Data supplied:
• • • •
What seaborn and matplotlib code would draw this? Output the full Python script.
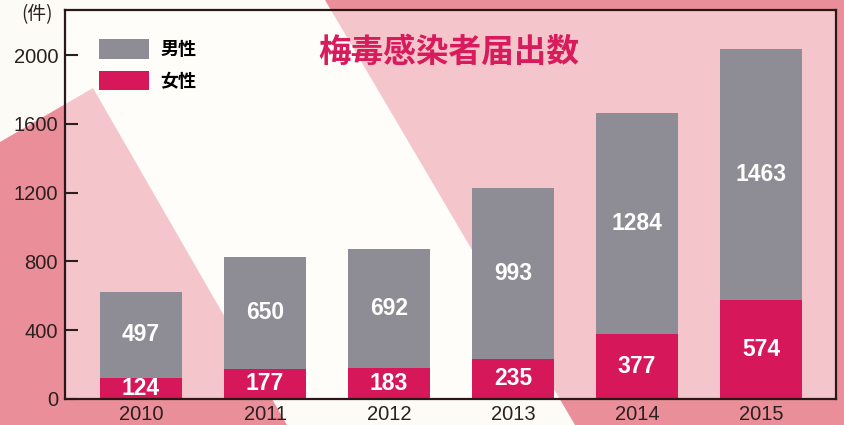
import matplotlib
matplotlib.use("Agg")
import matplotlib.pyplot as plt
from matplotlib.patches import Polygon
import pandas as pd
import seaborn as sns

# データ
years = ['2010', '2011', '2012', '2013', '2014', '2015']
male = [497, 650, 692, 993, 1284, 1463]
female = [124, 177, 183, 235, 377, 574]
yticks = [0, 400, 800, 1200, 1600, 2000]

title = '梅毒感染者届出数'
unit = '(件)'
male_label = '男性'
female_label = '女性'

male_color = '#8e8c94'
female_color = '#d6175a'
title_color = '#d81b5c'
pink_bg = '#ea8e99'
text_color = '#2b2020'

plt.rcParams['font.family'] = ['Liberation Sans', 'Noto Sans CJK JP']
cjk = ['Noto Sans CJK JP', 'DejaVu Sans']

df = pd.DataFrame({'year': years, 'male': male, 'female': female})

W, H = 844, 425
fig = plt.figure(figsize=(W / 100, H / 100), dpi=100, facecolor=pink_bg)

# 背景の白い帯
band = [(0, 0), (325, 0), (575, 425), (287, 425), (93, 88), (0, 142)]
fig.add_artist(Polygon([(x / W, 1 - y / H) for x, y in band], closed=True,
                       transform=fig.transFigure, facecolor='#fdfbf6',
                       edgecolor='none', zorder=-1))

ax = fig.add_axes([65 / W, 26 / H, 771 / W, 389 / H])
ax.set_facecolor((1, 1, 1, 0.5))

sns.barplot(data=df, x='year', y='female', color=female_color, saturation=1,
            width=0.66, errorbar=None, label=female_label, ax=ax)
sns.barplot(data=df, x='year', y='male', bottom=df['female'].to_numpy(),
            color=male_color, saturation=1, width=0.66, errorbar=None,
            label=male_label, ax=ax)

for c in ax.containers:
    ax.bar_label(c, label_type='center', color='white', fontsize=16.5,
                 fontweight='bold')

ax.set_xlim(-0.613, 5.605)
ax.set_ylim(0, 2262)
ax.set_yticks(yticks)
ax.set_xlabel('')
ax.set_ylabel('')

ax.tick_params(axis='y', direction='in', length=9, width=1.5, labelsize=14.5,
               pad=5, colors=text_color)
ax.tick_params(axis='x', length=0, labelsize=14.5, pad=4, colors=text_color)
for s in ax.spines.values():
    s.set_linewidth(1.6)
    s.set_color('#2a1818')

handles, labels = ax.get_legend_handles_labels()
ax.legend(handles[::-1], labels[::-1], loc='upper left',
          bbox_to_anchor=(0.044, 0.925), frameon=False, borderpad=0,
          borderaxespad=0, handlelength=2.8, handleheight=1.28,
          labelspacing=0.67, handletextpad=0.6,
          prop={'family': cjk, 'weight': 'bold', 'size': 13})

ax.text(0.498, 0.892, title, transform=ax.transAxes, ha='center', va='center',
        fontsize=23.5, fontweight='bold', color=title_color, family=cjk)
fig.text(37 / W, 1 - 15 / H, unit, ha='center', va='center', fontsize=13.5,
         color=text_color, family=cjk)

fig.savefig('out.png', dpi=100, facecolor=pink_bg)
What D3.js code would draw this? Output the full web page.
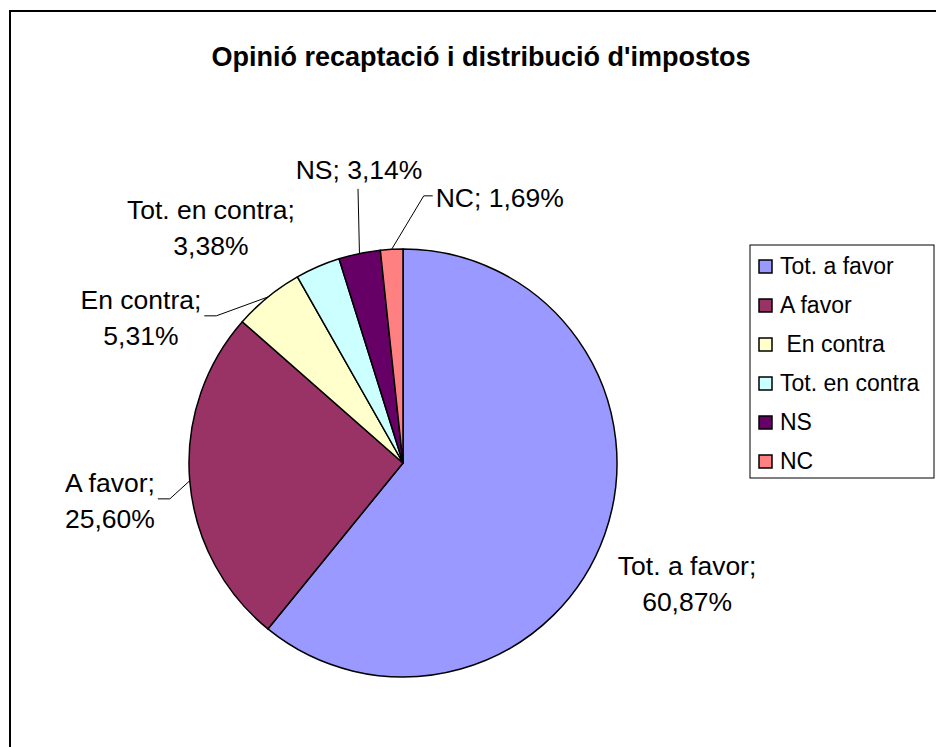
• • • •
Directions for this task: Reproduce the material above from its first line through the line containing "text_color = '#2b2020'", both ends included, and skip every picture.

Finished exercise:
What seaborn and matplotlib code would draw this? Output the full Python script.
import matplotlib
matplotlib.use("Agg")
import matplotlib.pyplot as plt
from matplotlib.patches import Polygon
import pandas as pd
import seaborn as sns

# データ
years = ['2010', '2011', '2012', '2013', '2014', '2015']
male = [497, 650, 692, 993, 1284, 1463]
female = [124, 177, 183, 235, 377, 574]
yticks = [0, 400, 800, 1200, 1600, 2000]

title = '梅毒感染者届出数'
unit = '(件)'
male_label = '男性'
female_label = '女性'

male_color = '#8e8c94'
female_color = '#d6175a'
title_color = '#d81b5c'
pink_bg = '#ea8e99'
text_color = '#2b2020'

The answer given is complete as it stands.